- _EXERCISE TASK_
Repeat exactly, and only, the lines below starting at the line that contains "Output the LaTeX" and ending at the line that contains "years = list(range(1998, 2018))", inclusive of both.

— Start —

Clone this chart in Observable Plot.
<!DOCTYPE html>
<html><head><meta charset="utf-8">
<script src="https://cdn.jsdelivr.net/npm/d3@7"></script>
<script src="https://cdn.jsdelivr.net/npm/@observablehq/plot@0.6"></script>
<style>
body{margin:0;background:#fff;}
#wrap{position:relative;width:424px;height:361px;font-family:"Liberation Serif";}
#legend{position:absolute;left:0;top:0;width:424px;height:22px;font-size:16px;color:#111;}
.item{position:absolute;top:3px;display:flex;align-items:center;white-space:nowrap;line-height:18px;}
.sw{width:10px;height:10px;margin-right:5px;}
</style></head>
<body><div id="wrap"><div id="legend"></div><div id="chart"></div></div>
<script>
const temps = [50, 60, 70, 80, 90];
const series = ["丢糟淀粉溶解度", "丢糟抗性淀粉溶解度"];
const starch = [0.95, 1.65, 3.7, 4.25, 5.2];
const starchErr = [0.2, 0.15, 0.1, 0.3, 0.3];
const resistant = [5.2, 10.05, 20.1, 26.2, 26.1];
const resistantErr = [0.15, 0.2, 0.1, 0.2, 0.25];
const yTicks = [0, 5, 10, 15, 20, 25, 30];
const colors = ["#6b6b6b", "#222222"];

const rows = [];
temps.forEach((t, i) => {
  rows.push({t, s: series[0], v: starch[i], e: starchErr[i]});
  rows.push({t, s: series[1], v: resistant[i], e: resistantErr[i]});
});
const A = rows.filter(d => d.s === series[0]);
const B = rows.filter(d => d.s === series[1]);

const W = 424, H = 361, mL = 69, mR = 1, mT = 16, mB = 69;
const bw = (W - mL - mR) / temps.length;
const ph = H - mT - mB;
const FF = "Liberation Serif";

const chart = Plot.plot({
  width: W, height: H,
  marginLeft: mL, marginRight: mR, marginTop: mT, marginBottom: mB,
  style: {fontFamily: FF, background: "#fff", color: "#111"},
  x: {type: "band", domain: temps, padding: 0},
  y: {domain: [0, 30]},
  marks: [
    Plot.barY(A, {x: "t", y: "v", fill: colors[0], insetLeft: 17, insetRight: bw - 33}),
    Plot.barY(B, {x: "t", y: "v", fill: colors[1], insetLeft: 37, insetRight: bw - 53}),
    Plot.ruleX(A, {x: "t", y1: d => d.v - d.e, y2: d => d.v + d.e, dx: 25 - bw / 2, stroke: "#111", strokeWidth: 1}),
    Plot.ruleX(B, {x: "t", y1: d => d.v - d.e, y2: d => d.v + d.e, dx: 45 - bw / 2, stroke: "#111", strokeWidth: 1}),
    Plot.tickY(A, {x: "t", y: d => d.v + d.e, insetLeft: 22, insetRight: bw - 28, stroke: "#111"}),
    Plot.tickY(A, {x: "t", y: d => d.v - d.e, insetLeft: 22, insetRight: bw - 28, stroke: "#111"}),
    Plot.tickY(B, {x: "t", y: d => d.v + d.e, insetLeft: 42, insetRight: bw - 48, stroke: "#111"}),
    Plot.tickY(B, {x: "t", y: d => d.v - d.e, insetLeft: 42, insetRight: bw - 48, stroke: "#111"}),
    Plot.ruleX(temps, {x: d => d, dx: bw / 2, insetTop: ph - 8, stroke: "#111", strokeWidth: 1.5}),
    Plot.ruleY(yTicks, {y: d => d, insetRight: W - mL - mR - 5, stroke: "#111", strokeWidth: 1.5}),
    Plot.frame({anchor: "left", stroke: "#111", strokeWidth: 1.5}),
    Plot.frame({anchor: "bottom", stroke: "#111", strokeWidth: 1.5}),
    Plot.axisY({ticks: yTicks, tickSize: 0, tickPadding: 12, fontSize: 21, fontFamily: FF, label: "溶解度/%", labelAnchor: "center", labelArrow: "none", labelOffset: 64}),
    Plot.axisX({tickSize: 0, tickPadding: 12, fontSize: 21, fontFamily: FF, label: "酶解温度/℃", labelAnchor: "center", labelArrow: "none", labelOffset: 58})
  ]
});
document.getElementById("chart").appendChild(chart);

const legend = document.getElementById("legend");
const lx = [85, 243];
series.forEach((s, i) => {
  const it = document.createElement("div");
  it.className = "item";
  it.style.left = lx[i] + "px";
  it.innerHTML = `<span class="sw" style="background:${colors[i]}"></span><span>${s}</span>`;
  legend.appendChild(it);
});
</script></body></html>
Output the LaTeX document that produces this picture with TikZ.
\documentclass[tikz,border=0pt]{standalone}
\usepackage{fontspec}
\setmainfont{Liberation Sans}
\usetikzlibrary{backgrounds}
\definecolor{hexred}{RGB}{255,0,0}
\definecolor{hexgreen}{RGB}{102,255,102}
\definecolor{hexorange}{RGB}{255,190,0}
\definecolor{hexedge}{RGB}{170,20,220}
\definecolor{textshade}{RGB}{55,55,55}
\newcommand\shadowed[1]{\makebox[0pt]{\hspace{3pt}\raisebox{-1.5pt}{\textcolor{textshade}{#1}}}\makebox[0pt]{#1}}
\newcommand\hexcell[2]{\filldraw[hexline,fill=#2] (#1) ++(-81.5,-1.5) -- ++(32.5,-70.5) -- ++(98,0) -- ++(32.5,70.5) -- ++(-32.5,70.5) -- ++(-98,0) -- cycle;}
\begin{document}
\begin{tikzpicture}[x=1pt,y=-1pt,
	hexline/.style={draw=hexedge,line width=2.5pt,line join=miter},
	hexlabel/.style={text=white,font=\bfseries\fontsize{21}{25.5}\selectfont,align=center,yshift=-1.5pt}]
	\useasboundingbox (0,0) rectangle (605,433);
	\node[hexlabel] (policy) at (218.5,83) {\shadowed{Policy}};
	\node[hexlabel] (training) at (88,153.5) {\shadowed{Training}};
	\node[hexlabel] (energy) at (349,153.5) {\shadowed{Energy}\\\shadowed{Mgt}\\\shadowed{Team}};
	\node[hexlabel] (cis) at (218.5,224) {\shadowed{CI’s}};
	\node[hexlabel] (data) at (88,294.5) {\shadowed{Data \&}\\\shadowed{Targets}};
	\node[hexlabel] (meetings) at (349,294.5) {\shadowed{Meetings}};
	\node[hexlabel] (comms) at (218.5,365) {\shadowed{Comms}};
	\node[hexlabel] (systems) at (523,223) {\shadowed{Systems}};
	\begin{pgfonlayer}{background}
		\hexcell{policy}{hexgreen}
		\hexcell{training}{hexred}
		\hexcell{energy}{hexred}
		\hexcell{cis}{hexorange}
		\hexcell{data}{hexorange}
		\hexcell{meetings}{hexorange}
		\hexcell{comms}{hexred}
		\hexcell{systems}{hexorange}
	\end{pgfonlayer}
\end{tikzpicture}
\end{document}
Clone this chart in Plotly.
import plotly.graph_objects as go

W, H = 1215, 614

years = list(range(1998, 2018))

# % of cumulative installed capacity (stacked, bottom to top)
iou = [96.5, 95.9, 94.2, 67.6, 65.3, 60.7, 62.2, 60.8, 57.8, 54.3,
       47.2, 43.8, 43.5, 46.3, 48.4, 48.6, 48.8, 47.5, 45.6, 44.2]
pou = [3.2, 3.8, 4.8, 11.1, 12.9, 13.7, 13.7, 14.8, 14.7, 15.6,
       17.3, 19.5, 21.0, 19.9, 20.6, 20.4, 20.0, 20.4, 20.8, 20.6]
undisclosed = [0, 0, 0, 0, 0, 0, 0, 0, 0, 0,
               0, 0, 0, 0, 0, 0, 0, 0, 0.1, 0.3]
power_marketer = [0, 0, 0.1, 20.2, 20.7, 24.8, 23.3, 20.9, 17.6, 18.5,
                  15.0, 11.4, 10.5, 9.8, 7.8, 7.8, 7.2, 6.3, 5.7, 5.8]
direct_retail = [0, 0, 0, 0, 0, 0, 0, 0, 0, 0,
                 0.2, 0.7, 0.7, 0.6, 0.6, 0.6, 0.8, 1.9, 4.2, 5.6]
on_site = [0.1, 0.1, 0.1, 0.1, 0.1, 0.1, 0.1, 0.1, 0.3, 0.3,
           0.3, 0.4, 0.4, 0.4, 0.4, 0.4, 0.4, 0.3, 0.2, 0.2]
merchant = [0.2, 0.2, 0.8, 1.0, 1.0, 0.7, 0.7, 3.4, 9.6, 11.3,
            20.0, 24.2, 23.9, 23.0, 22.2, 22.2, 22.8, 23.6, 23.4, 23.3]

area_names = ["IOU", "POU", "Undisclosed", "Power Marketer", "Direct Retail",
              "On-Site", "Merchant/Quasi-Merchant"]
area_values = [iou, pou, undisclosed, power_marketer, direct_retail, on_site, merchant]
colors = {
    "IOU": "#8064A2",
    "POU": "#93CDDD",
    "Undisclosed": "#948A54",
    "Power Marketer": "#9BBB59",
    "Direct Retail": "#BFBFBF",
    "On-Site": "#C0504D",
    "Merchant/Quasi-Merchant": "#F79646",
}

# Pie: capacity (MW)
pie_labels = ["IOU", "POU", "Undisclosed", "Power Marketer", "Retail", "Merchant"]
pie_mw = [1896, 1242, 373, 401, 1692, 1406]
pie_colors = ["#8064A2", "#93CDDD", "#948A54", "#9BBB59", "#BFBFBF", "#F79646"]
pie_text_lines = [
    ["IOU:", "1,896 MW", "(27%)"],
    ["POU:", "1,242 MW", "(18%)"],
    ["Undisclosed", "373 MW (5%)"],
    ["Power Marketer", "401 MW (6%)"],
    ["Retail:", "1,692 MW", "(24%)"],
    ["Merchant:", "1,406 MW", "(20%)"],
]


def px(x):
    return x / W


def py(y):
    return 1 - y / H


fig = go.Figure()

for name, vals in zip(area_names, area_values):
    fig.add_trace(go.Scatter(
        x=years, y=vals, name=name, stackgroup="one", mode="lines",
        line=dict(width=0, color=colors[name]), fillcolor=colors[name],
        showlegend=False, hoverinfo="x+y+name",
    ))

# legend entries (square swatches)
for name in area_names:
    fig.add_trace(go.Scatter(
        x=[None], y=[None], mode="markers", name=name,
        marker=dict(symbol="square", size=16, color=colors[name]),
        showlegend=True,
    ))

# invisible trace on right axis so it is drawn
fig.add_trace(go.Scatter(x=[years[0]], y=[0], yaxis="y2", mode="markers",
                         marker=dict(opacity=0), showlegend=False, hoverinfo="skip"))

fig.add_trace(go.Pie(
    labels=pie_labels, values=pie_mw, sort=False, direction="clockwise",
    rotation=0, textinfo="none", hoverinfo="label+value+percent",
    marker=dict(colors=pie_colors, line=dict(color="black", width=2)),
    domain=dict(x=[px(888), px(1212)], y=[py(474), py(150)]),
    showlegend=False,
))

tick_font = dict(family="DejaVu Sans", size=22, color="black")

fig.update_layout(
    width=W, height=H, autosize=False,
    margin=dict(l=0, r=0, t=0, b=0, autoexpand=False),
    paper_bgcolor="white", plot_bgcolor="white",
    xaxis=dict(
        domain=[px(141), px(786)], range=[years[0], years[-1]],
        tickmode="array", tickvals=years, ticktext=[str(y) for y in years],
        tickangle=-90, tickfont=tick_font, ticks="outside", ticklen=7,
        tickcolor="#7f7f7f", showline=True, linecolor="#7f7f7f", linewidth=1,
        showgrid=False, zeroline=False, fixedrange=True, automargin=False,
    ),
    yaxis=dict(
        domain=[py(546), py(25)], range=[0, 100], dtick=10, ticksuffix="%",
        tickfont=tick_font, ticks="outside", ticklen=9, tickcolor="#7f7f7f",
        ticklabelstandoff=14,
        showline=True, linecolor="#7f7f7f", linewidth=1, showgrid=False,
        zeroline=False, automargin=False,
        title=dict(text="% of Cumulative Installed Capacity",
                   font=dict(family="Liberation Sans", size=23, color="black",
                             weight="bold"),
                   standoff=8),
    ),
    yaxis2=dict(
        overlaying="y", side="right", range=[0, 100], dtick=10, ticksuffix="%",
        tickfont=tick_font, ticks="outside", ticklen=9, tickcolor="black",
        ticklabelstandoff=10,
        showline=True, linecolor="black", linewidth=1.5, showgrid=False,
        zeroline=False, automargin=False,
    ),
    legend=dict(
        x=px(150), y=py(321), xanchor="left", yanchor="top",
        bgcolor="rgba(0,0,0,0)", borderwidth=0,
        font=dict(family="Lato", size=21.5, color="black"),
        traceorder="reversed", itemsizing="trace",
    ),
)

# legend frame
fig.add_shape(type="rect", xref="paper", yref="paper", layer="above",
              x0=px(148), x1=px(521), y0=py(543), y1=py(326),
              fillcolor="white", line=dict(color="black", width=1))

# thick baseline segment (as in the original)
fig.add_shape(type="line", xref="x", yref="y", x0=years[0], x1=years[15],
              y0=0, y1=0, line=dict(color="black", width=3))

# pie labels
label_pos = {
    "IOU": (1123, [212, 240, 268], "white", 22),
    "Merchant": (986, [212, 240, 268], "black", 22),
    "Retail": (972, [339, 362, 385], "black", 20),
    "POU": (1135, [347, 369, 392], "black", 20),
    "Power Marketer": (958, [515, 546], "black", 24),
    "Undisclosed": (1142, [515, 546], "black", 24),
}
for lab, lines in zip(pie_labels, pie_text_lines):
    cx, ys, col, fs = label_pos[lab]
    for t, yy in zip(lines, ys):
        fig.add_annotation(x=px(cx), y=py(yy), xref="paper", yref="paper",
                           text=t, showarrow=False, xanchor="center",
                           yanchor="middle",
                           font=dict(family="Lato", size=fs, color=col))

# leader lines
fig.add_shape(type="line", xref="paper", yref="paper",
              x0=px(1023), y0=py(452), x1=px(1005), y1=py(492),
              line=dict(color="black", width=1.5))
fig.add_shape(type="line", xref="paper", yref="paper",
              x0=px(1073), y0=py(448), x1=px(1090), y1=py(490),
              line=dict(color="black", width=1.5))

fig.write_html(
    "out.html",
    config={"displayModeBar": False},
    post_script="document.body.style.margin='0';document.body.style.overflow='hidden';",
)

— End —

- _EXPECTED OUTPUT_
Output the LaTeX document that produces this picture with TikZ.
\documentclass[tikz,border=0pt]{standalone}
\usepackage{fontspec}
\setmainfont{Liberation Sans}
\usetikzlibrary{backgrounds}
\definecolor{hexred}{RGB}{255,0,0}
\definecolor{hexgreen}{RGB}{102,255,102}
\definecolor{hexorange}{RGB}{255,190,0}
\definecolor{hexedge}{RGB}{170,20,220}
\definecolor{textshade}{RGB}{55,55,55}
\newcommand\shadowed[1]{\makebox[0pt]{\hspace{3pt}\raisebox{-1.5pt}{\textcolor{textshade}{#1}}}\makebox[0pt]{#1}}
\newcommand\hexcell[2]{\filldraw[hexline,fill=#2] (#1) ++(-81.5,-1.5) -- ++(32.5,-70.5) -- ++(98,0) -- ++(32.5,70.5) -- ++(-32.5,70.5) -- ++(-98,0) -- cycle;}
\begin{document}
\begin{tikzpicture}[x=1pt,y=-1pt,
	hexline/.style={draw=hexedge,line width=2.5pt,line join=miter},
	hexlabel/.style={text=white,font=\bfseries\fontsize{21}{25.5}\selectfont,align=center,yshift=-1.5pt}]
	\useasboundingbox (0,0) rectangle (605,433);
	\node[hexlabel] (policy) at (218.5,83) {\shadowed{Policy}};
	\node[hexlabel] (training) at (88,153.5) {\shadowed{Training}};
	\node[hexlabel] (energy) at (349,153.5) {\shadowed{Energy}\\\shadowed{Mgt}\\\shadowed{Team}};
	\node[hexlabel] (cis) at (218.5,224) {\shadowed{CI’s}};
	\node[hexlabel] (data) at (88,294.5) {\shadowed{Data \&}\\\shadowed{Targets}};
	\node[hexlabel] (meetings) at (349,294.5) {\shadowed{Meetings}};
	\node[hexlabel] (comms) at (218.5,365) {\shadowed{Comms}};
	\node[hexlabel] (systems) at (523,223) {\shadowed{Systems}};
	\begin{pgfonlayer}{background}
		\hexcell{policy}{hexgreen}
		\hexcell{training}{hexred}
		\hexcell{energy}{hexred}
		\hexcell{cis}{hexorange}
		\hexcell{data}{hexorange}
		\hexcell{meetings}{hexorange}
		\hexcell{comms}{hexred}
		\hexcell{systems}{hexorange}
	\end{pgfonlayer}
\end{tikzpicture}
\end{document}
Clone this chart in Plotly.
import plotly.graph_objects as go

W, H = 1215, 614

years = list(range(1998, 2018))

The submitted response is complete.